⟨

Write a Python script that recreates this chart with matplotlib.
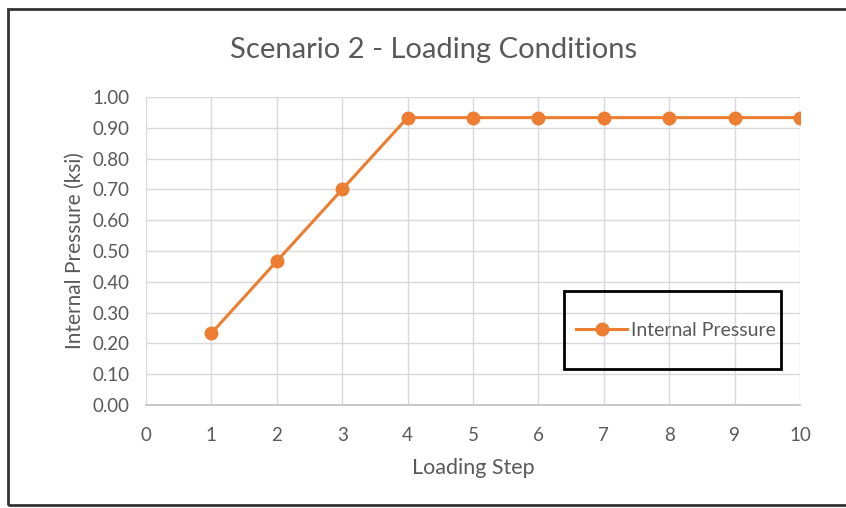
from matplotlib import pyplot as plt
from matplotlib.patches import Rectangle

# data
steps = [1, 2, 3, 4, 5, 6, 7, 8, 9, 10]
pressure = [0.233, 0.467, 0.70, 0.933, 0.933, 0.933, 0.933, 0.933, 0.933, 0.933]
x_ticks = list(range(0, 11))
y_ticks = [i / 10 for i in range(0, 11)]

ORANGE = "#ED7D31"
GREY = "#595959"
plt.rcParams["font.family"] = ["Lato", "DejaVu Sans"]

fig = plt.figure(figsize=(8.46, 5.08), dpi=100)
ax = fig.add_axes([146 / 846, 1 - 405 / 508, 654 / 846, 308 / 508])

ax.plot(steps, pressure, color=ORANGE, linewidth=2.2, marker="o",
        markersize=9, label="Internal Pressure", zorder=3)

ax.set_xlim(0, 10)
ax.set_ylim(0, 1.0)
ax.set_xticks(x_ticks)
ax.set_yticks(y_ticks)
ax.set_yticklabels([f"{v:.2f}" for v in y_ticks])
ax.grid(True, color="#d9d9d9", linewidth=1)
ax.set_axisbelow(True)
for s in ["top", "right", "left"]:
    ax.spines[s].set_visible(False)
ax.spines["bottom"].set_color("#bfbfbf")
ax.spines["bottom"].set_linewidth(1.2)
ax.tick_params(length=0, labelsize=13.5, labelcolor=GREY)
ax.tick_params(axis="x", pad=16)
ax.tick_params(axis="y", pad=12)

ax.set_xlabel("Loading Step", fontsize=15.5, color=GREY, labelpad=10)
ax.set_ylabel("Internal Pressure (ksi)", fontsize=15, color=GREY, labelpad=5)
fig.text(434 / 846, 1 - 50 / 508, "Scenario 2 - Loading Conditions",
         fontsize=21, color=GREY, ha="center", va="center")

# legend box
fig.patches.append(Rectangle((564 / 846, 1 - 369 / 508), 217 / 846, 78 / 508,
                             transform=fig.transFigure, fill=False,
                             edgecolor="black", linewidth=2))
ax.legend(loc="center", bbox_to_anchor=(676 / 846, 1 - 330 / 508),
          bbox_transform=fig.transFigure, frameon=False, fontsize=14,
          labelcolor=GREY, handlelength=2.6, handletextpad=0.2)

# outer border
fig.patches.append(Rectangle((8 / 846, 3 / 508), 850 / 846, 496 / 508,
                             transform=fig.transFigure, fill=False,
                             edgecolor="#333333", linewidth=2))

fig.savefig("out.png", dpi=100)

⟩

Leave the pictures out and reproduce exactly the lines from the top of the listing above through the line with "labelcolor=GREY, handlelength=2.6, handletextpad=0.2)".

Write a Python script that recreates this chart with matplotlib.
from matplotlib import pyplot as plt
from matplotlib.patches import Rectangle

# data
steps = [1, 2, 3, 4, 5, 6, 7, 8, 9, 10]
pressure = [0.233, 0.467, 0.70, 0.933, 0.933, 0.933, 0.933, 0.933, 0.933, 0.933]
x_ticks = list(range(0, 11))
y_ticks = [i / 10 for i in range(0, 11)]

ORANGE = "#ED7D31"
GREY = "#595959"
plt.rcParams["font.family"] = ["Lato", "DejaVu Sans"]

fig = plt.figure(figsize=(8.46, 5.08), dpi=100)
ax = fig.add_axes([146 / 846, 1 - 405 / 508, 654 / 846, 308 / 508])

ax.plot(steps, pressure, color=ORANGE, linewidth=2.2, marker="o",
        markersize=9, label="Internal Pressure", zorder=3)

ax.set_xlim(0, 10)
ax.set_ylim(0, 1.0)
ax.set_xticks(x_ticks)
ax.set_yticks(y_ticks)
ax.set_yticklabels([f"{v:.2f}" for v in y_ticks])
ax.grid(True, color="#d9d9d9", linewidth=1)
ax.set_axisbelow(True)
for s in ["top", "right", "left"]:
    ax.spines[s].set_visible(False)
ax.spines["bottom"].set_color("#bfbfbf")
ax.spines["bottom"].set_linewidth(1.2)
ax.tick_params(length=0, labelsize=13.5, labelcolor=GREY)
ax.tick_params(axis="x", pad=16)
ax.tick_params(axis="y", pad=12)

ax.set_xlabel("Loading Step", fontsize=15.5, color=GREY, labelpad=10)
ax.set_ylabel("Internal Pressure (ksi)", fontsize=15, color=GREY, labelpad=5)
fig.text(434 / 846, 1 - 50 / 508, "Scenario 2 - Loading Conditions",
         fontsize=21, color=GREY, ha="center", va="center")

# legend box
fig.patches.append(Rectangle((564 / 846, 1 - 369 / 508), 217 / 846, 78 / 508,
                             transform=fig.transFigure, fill=False,
                             edgecolor="black", linewidth=2))
ax.legend(loc="center", bbox_to_anchor=(676 / 846, 1 - 330 / 508),
          bbox_transform=fig.transFigure, frameon=False, fontsize=14,
          labelcolor=GREY, handlelength=2.6, handletextpad=0.2)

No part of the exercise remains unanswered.